Charts and diagrams as code
------------------------------------------------------------

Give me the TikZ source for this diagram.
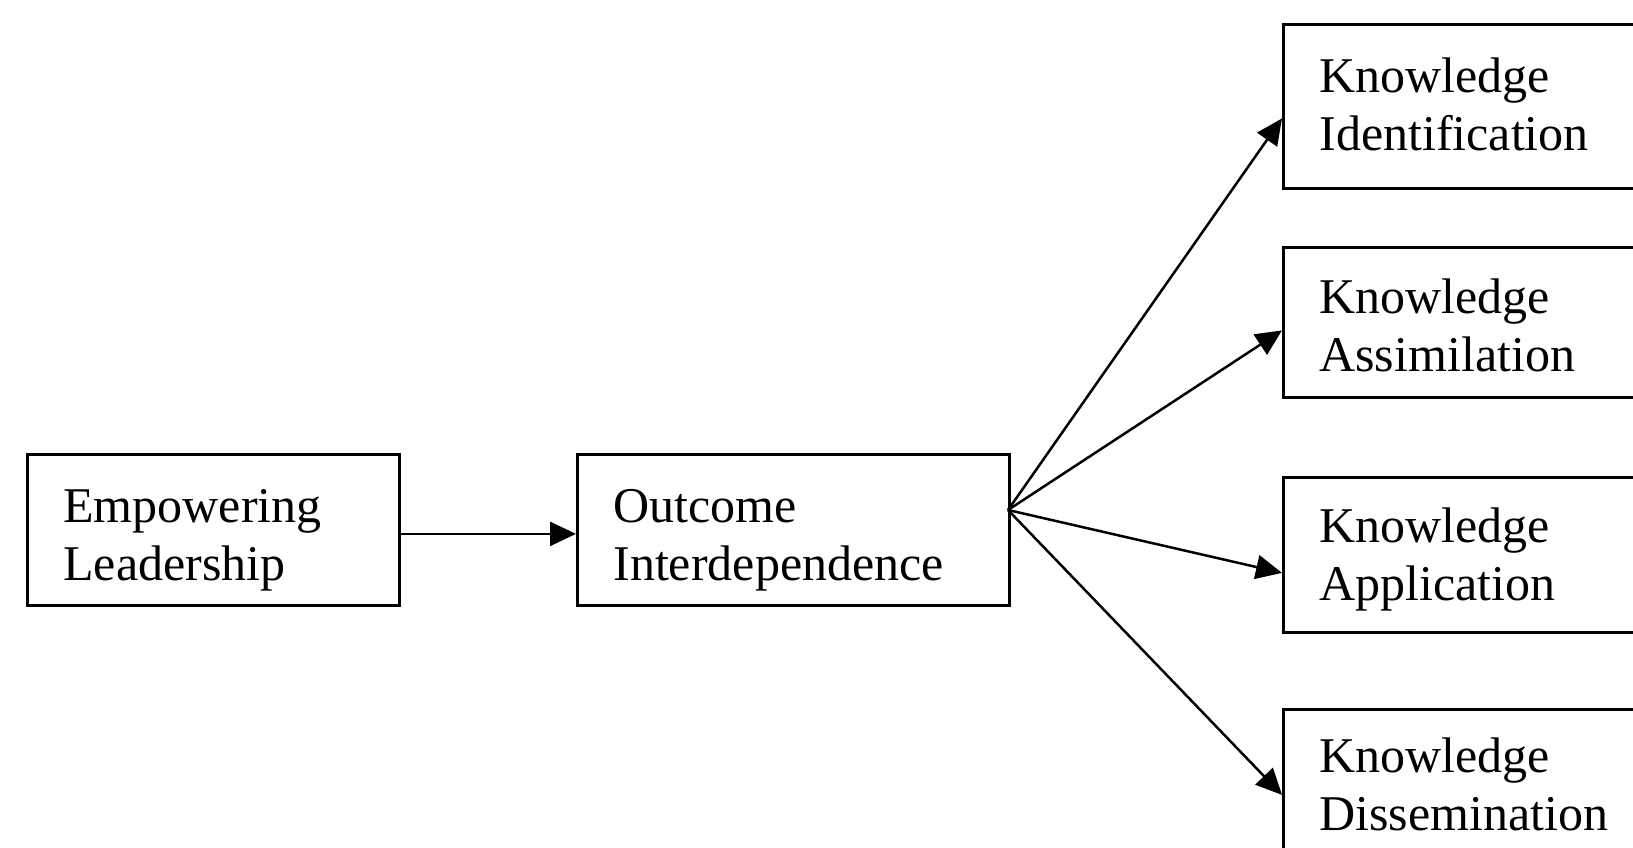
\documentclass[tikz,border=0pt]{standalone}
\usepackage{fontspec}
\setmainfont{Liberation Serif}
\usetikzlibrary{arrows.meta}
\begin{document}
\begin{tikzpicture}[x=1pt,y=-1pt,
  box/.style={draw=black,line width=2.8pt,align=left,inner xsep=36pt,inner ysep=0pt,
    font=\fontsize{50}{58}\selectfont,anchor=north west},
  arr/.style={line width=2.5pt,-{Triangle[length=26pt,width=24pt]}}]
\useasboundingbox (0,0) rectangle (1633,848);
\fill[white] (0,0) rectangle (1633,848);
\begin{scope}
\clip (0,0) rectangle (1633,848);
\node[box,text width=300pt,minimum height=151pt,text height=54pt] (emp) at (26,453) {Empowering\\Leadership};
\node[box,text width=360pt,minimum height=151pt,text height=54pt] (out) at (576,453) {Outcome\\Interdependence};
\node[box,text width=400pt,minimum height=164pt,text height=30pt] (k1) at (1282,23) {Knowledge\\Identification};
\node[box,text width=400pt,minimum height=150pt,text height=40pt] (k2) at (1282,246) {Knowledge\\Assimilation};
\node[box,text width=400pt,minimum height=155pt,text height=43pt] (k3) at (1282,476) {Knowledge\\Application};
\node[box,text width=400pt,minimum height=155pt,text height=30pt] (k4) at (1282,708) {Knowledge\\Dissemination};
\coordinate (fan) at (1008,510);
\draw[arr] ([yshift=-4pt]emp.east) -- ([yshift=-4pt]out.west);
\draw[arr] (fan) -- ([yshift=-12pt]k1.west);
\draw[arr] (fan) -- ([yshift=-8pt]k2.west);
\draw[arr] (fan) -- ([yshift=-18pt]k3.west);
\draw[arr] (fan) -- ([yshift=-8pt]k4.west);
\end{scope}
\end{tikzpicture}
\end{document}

------------------------------------------------------------

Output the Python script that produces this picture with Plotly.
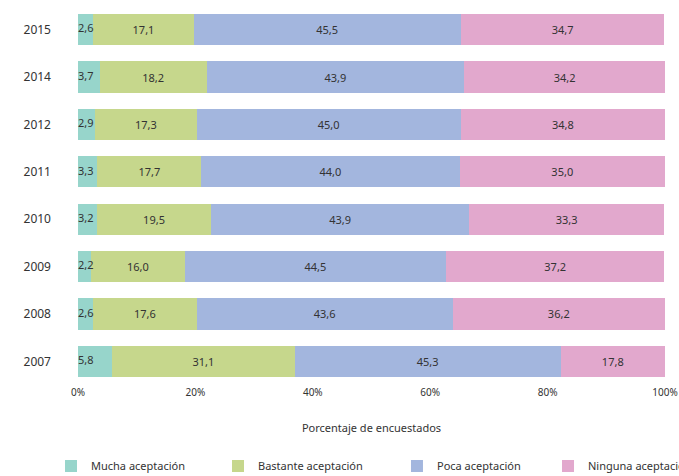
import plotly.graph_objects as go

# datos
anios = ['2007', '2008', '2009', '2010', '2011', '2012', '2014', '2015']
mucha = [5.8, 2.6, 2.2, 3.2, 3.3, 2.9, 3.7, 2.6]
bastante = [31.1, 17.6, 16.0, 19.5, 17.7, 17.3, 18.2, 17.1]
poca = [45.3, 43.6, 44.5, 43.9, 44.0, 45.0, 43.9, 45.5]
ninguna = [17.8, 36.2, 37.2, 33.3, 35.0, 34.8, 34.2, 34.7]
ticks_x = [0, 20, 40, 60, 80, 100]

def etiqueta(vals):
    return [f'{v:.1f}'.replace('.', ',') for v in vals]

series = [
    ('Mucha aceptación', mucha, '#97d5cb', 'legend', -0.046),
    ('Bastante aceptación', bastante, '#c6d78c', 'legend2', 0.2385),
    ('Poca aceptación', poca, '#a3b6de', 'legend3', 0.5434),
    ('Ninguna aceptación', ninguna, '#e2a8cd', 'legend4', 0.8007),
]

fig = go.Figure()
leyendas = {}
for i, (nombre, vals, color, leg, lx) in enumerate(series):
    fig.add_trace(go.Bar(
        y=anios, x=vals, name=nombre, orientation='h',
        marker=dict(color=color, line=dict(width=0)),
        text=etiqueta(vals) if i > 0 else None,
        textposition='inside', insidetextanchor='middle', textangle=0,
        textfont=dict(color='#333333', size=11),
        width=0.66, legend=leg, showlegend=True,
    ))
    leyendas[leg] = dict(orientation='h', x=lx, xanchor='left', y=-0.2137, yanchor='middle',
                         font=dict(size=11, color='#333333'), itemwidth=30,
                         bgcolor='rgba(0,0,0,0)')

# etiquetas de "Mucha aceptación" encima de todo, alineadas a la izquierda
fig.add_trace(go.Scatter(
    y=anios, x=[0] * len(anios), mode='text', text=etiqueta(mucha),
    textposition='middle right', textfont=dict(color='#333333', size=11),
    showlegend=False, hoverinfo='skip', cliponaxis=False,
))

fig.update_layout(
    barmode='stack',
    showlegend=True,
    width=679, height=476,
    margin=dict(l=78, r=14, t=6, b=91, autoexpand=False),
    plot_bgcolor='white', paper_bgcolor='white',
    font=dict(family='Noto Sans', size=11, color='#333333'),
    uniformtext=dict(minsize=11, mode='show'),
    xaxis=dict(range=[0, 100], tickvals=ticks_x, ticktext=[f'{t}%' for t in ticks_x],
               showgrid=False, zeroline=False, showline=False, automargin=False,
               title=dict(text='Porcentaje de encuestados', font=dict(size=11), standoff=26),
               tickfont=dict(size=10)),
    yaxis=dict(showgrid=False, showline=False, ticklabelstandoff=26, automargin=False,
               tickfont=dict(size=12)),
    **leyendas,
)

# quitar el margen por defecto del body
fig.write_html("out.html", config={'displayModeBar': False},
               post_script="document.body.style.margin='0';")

------------------------------------------------------------

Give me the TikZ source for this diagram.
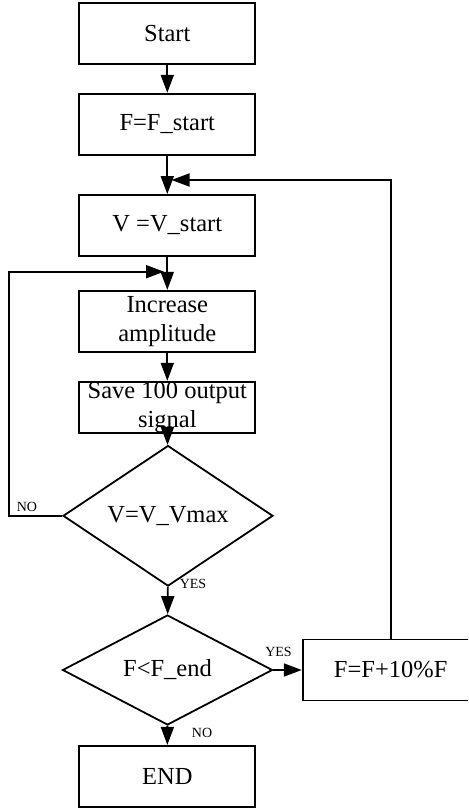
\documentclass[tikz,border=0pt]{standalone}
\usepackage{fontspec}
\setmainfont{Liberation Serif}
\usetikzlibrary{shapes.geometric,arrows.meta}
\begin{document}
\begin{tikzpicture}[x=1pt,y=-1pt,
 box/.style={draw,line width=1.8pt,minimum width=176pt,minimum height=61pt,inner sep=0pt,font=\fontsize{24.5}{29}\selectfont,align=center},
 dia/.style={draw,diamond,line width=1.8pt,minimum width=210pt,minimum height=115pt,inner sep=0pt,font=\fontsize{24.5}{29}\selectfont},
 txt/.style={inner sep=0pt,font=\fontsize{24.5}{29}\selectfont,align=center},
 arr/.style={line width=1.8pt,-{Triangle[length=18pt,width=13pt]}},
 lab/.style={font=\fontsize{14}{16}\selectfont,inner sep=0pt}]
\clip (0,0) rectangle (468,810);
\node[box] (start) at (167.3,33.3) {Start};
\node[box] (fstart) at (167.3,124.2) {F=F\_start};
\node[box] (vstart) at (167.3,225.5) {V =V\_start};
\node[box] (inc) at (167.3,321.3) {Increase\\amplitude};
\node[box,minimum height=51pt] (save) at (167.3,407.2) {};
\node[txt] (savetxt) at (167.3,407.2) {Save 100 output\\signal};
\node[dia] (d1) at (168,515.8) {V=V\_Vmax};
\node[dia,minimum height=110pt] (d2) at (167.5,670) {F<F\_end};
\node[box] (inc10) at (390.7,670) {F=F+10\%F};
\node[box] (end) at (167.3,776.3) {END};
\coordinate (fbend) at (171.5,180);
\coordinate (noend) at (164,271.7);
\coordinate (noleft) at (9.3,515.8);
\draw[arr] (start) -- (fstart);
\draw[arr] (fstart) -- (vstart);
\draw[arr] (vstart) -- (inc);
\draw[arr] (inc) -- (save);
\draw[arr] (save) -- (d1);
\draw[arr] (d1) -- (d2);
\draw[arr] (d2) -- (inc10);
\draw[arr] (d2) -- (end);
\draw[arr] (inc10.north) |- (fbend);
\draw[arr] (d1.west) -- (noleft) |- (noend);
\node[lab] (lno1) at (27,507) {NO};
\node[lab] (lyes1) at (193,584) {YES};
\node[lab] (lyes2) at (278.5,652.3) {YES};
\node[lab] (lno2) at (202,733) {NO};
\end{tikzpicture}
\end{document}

------------------------------------------------------------

What you should do: Go up to the line with "Output the Python" and retype exactly from there through the line with "for v in vals]". Leave out pictures.

Solution to the exercise:
Output the Python script that produces this picture with Plotly.
import plotly.graph_objects as go

# datos
anios = ['2007', '2008', '2009', '2010', '2011', '2012', '2014', '2015']
mucha = [5.8, 2.6, 2.2, 3.2, 3.3, 2.9, 3.7, 2.6]
bastante = [31.1, 17.6, 16.0, 19.5, 17.7, 17.3, 18.2, 17.1]
poca = [45.3, 43.6, 44.5, 43.9, 44.0, 45.0, 43.9, 45.5]
ninguna = [17.8, 36.2, 37.2, 33.3, 35.0, 34.8, 34.2, 34.7]
ticks_x = [0, 20, 40, 60, 80, 100]

def etiqueta(vals):
    return [f'{v:.1f}'.replace('.', ',') for v in vals]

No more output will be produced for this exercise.